The pillars would slot into holes etched through a stacked substrate, much in the same way that columns rise through floors of a building. Toshiba described it as a "multi-layer sandwich of gate electrodes and insulator films."

The pillars of silicon are lightly doped with impurities. The gate electrode wraps around the silicon pillar at even intervals, and a pre-formed nitride film for data-retention, based within a silicon-oxide-nitride-oxide-silicon (SONOS) structure, is set in each joint and serves as a NAND cell, the company said.

Officials at Toshiba were not immediately available for comment. So it remains unclear exactly when the company hopes to commercialize the technology, in which densities, or what challenges it still faces, such as endurance and comparable performance in read/write times.

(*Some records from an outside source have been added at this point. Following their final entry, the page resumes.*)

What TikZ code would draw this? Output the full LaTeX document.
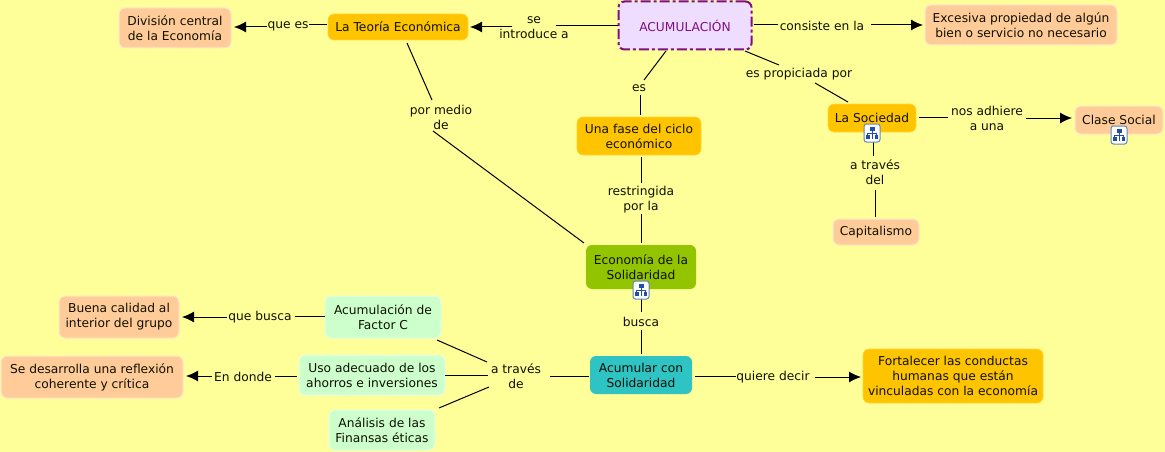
\documentclass[tikz,border=0pt]{standalone}
\usepackage{fontspec}
\setmainfont{DejaVu Sans}
\usetikzlibrary{arrows.meta}
\definecolor{bgc}{HTML}{FFFF99}
\definecolor{peach}{HTML}{FFCC99}
\definecolor{amber}{HTML}{FFC400}
\definecolor{leaf}{HTML}{93C400}
\definecolor{teal2}{HTML}{2EC4C4}
\definecolor{mint}{HTML}{CCFFCC}
\definecolor{lilac}{HTML}{EEDDFF}
\definecolor{purp}{HTML}{800F80}
\definecolor{ink}{HTML}{101000}
\definecolor{iconb}{HTML}{1F4FA8}
\tikzset{
  x=1pt,y=-1pt,
  box/.style={rectangle,rounded corners=6pt,align=center,inner sep=0pt,text=ink,
    font=\fontsize{12.25}{15}\selectfont},
  peachbox/.style={box,fill=peach,draw=peach!50!white,line width=1pt},
  amberbox/.style={box,fill=amber,draw=amber!70!bgc,line width=.6pt},
  mintbox/.style={box,fill=mint,draw=mint!50!white,line width=1pt},
  lbl/.style={align=center,inner sep=0pt,text=ink,font=\fontsize{12.25}{15}\selectfont},
  conn/.style={draw=black,line width=1pt},
  arrow/.style={conn,-{Latex[length=12pt,width=11pt]}},
  hierbox/.style={rectangle,rounded corners=2.5pt,draw=iconb!70!white,fill=white,line width=1pt,
    minimum width=16pt,minimum height=18pt,inner sep=0pt},
  hierpart/.style={fill=iconb,draw=none},
  hierline/.style={draw=iconb,line width=.6pt}
}
\newcommand{\hiericon}[2]{%
  \node[hierbox] (#1) at (#2) {};
  \fill[hierpart] ([shift={(-2.5,-6)}]#1.center) rectangle ([shift={(2.5,-2.5)}]#1.center);
  \fill[hierpart] ([shift={(-6,2)}]#1.center) rectangle ([shift={(-2.5,6)}]#1.center);
  \fill[hierpart] ([shift={(2.5,2)}]#1.center) rectangle ([shift={(6,6)}]#1.center);
  \draw[hierline] ([shift={(0,-2.5)}]#1.center) -- ([shift={(0,6)}]#1.center);
  \draw[hierline] ([shift={(-4.5,2)}]#1.center) -- ([shift={(-4.5,0)}]#1.center) -- ([shift={(4.5,0)}]#1.center) -- ([shift={(4.5,2)}]#1.center);
}
\newcommand{\off}[3]{([shift={(#2,#3)}]#1.center)}
\begin{document}
\begin{tikzpicture}
\useasboundingbox[fill=bgc] (0,0) rectangle (1165,452);
% concepts
\node[box,fill=lilac,draw=purp,line width=2pt,dash pattern=on 10pt off 3pt on 3pt off 3pt,text=purp,minimum width=133pt,minimum height=48pt] (acum) at (685,25.5) {\raisebox{-1pt}{ACUMULACIÓN}};
\node[amberbox,minimum width=140pt,minimum height=26pt] (teoria) at (398,27) {\raisebox{-1pt}{La Teoría Económica}};
\node[peachbox,minimum width=112pt,minimum height=40pt] (division) at (175,28) {División central\\de la Economía};
\node[peachbox,minimum width=192pt,minimum height=40pt] (excesiva) at (1021,25) {Excesiva propiedad de algún\\bien o servicio no necesario};
\node[amberbox,minimum width=124pt,minimum height=38pt] (fase) at (639,136) {Una fase del ciclo\\económico};
\node[amberbox,minimum width=88pt,minimum height=28pt] (sociedad) at (872,118) {\raisebox{1pt}{La Sociedad}};
\node[peachbox,minimum width=88pt,minimum height=28pt] (clase) at (1119,120) {\raisebox{1pt}{Clase Social}};
\node[peachbox,minimum width=86pt,minimum height=26pt] (capital) at (876,232) {Capitalismo};
\node[box,fill=leaf,minimum width=110pt,minimum height=44pt] (econ) at (641,267) {Economía de la\\Solidaridad};
\node[box,fill=teal2,minimum width=102pt,minimum height=38pt] (acumular) at (641,375) {Acumular con\\Solidaridad};
\node[amberbox,minimum width=180pt,minimum height=54pt] (fort) at (953,376) {Fortalecer las conductas\\humanas que están\\vinculadas con la economía};
\node[mintbox,minimum width=116pt,minimum height=42pt] (factor) at (383,317) {Acumulación de\\Factor C};
\node[mintbox,minimum width=146pt,minimum height=40pt] (uso) at (372,375) {Uso adecuado de los\\ahorros e inversiones};
\node[mintbox,minimum width=106pt,minimum height=40pt] (analisis) at (382,430) {Análisis de las\\Finansas éticas};
\node[peachbox,minimum width=120pt,minimum height=42pt] (buena) at (119,317) {Buena calidad al\\interior del grupo};
\node[peachbox,minimum width=182pt,minimum height=42pt] (sedes) at (92,377) {Se desarrolla una reflexión\\coherente y crítica};
% link labels
\node[lbl] (lqe) at (288,26) {que es};
\node[lbl] (lse) at (534,27.5) {se\\introduce a};
\node[lbl] (lcon) at (822,26) {consiste en la};
\node[lbl] (lpro) at (799,74) {es propiciada por};
\node[lbl] (les) at (639,88) {es};
\node[lbl] (lpor) at (441,117.5) {por medio\\de};
\node[lbl] (lres) at (641,200) {restringida\\por la};
\node[lbl] (lnos) at (987,118) {nos adhiere\\a una};
\node[lbl] (latd) at (875,172) {a través\\del};
\node[lbl] (lbus) at (641,322) {busca};
\node[lbl] (latr) at (516,376) {a través\\de};
\node[lbl] (lqui) at (773,377) {quiere decir};
\node[lbl] (lqb) at (260,317) {que busca};
\node[lbl] (lend) at (243,377) {En donde};
% connectors
\draw[conn] \off{teoria}{-71}{-2} -- \off{lqe}{21}{-1};
\draw[arrow] \off{lqe}{-21}{1} -- \off{division}{59}{-1};
\draw[conn] \off{acum}{-67}{0.5} -- \off{lse}{22}{-1.5};
\draw[arrow] \off{lse}{-22}{-0.5} -- \off{teoria}{72}{0};
\draw[conn] \off{acum}{69}{-0.5} -- \off{lcon}{-44}{-1};
\draw[arrow] \off{lcon}{49}{-1} -- \off{excesiva}{-98}{0};
\draw[conn] \off{acum}{60}{25.5} -- \off{lpro}{-20}{-9};
\draw[conn] \off{lpro}{16}{9} -- \off{sociedad}{-24}{-16};
\draw[conn] \off{acum}{-19}{25.5} -- \off{les}{5}{-8};
\draw[conn] \off{les}{1}{7} -- \off{fase}{1}{-21};
\draw[conn] \off{fase}{2}{21} -- \off{lres}{0}{-17};
\draw[conn] \off{lres}{0}{14} -- \off{econ}{0}{-24};
\draw[conn] \off{teoria}{9}{16} -- \off{lpor}{-9}{-17.5};
\draw[conn] \off{lpor}{-8}{13.5} -- \off{econ}{-57}{-24};
\draw[conn] \off{sociedad}{47}{-1} -- \off{lnos}{-39}{-1};
\draw[arrow] \off{lnos}{39}{0} -- \off{clase}{-47}{-2};
\draw[conn] \off{sociedad}{1.5}{23} -- \off{latd}{-1.5}{-16};
\draw[conn] \off{latd}{0}{18} -- \off{capital}{-1}{-15};
\draw[conn] \off{econ}{0}{31} -- \off{lbus}{0}{-10};
\draw[conn] \off{lbus}{0}{8} -- \off{acumular}{0}{-21};
\draw[conn] \off{acumular}{-52}{1} -- \off{latr}{34}{0};
\draw[conn] \off{factor}{54}{23} -- \off{latr}{-29}{-14};
\draw[conn] \off{uso}{73}{0} -- \off{latr}{-28}{-1};
\draw[conn] \off{analisis}{57}{-22} -- \off{latr}{-27}{11};
\draw[conn] \off{factor}{-58}{-1} -- \off{lqb}{35}{-1};
\draw[arrow] \off{lqb}{-33}{0} -- \off{buena}{63}{0};
\draw[conn] \off{uso}{-75}{1} -- \off{lend}{32}{-1};
\draw[arrow] \off{lend}{-31}{-1} -- \off{sedes}{94}{-1};
\draw[conn] \off{acumular}{54}{1} -- \off{lqui}{-37}{-1};
\draw[arrow] \off{lqui}{42}{0} -- \off{fort}{-92}{1};
% hierarchy icons
\hiericon{ieco}{641,290}
\hiericon{isoc}{872,133}
\hiericon{icla}{1119,135}
\end{tikzpicture}
\end{document}
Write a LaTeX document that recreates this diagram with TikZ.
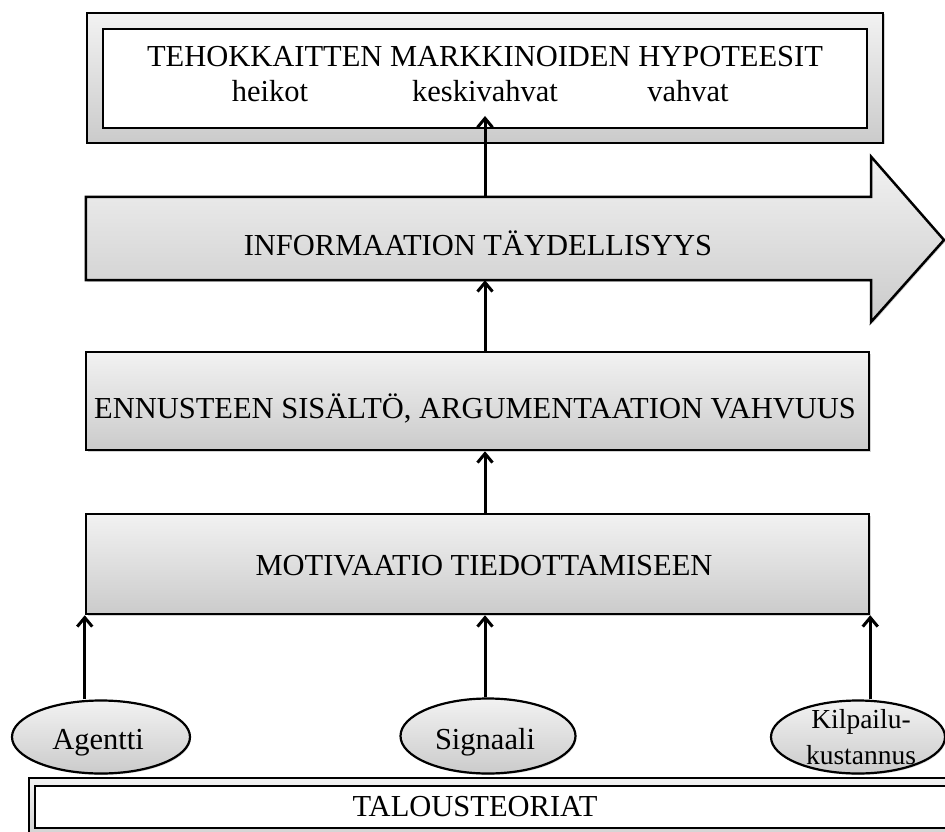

The SONOS formula has been around for years and is currently being pursued by other companies such as Motorola Corp. and Cypress Semiconductor as a better means for embedding flash than the typical floating-gate structure.

Other companies are also tapping SONOS-like structures to breathe new life into discrete NAND. The commodity memory is now a key building block for storage in portable multimedia devices and a new rival in the mass storage market dominated by hard disk drives. In order to maintain its growth and viability in these markets, ever denser devices are needed and that means changes in device structure.

In September, Samsung introduced a SONOS-like structure called charge-trap flash (CTF). Its CTF-based NAND chip should be more reliable than traditional flash because it reduces cell-to-cell interference that can make bits harder to read.

Samsung refers to the total structure as Tanos, which comprises tantalum (a metal), aluminum oxide (a high-k material), nitride, oxide and silicon layers. Using a Tanos structure marks the first application of a metal layer coupled with a high-k material in a NAND device. Samsung now claims its charge trap flash technology will allow it to more easily scale NAND down to 30nm and even 20nm — which would yield a 256-Gbit chip.

A few months after Samsung, Taiwan's Macronix International said it was ready to test its Bandgap Engineered SONOS (BE-SONOS). The company will produce a 2 gigabit test chip this year using 75-nanometer technology. It expects commercialization will take place at 45-nanometer, sometime around 2010.

Toshiba said its new approach will bump up density without substantially increasing the chip's footprint because the array increases in direct proportion to stack height. "For example, a 32-layer stack realizes 10 times the integration of a standard chip formed with the same generation of technology," the company said.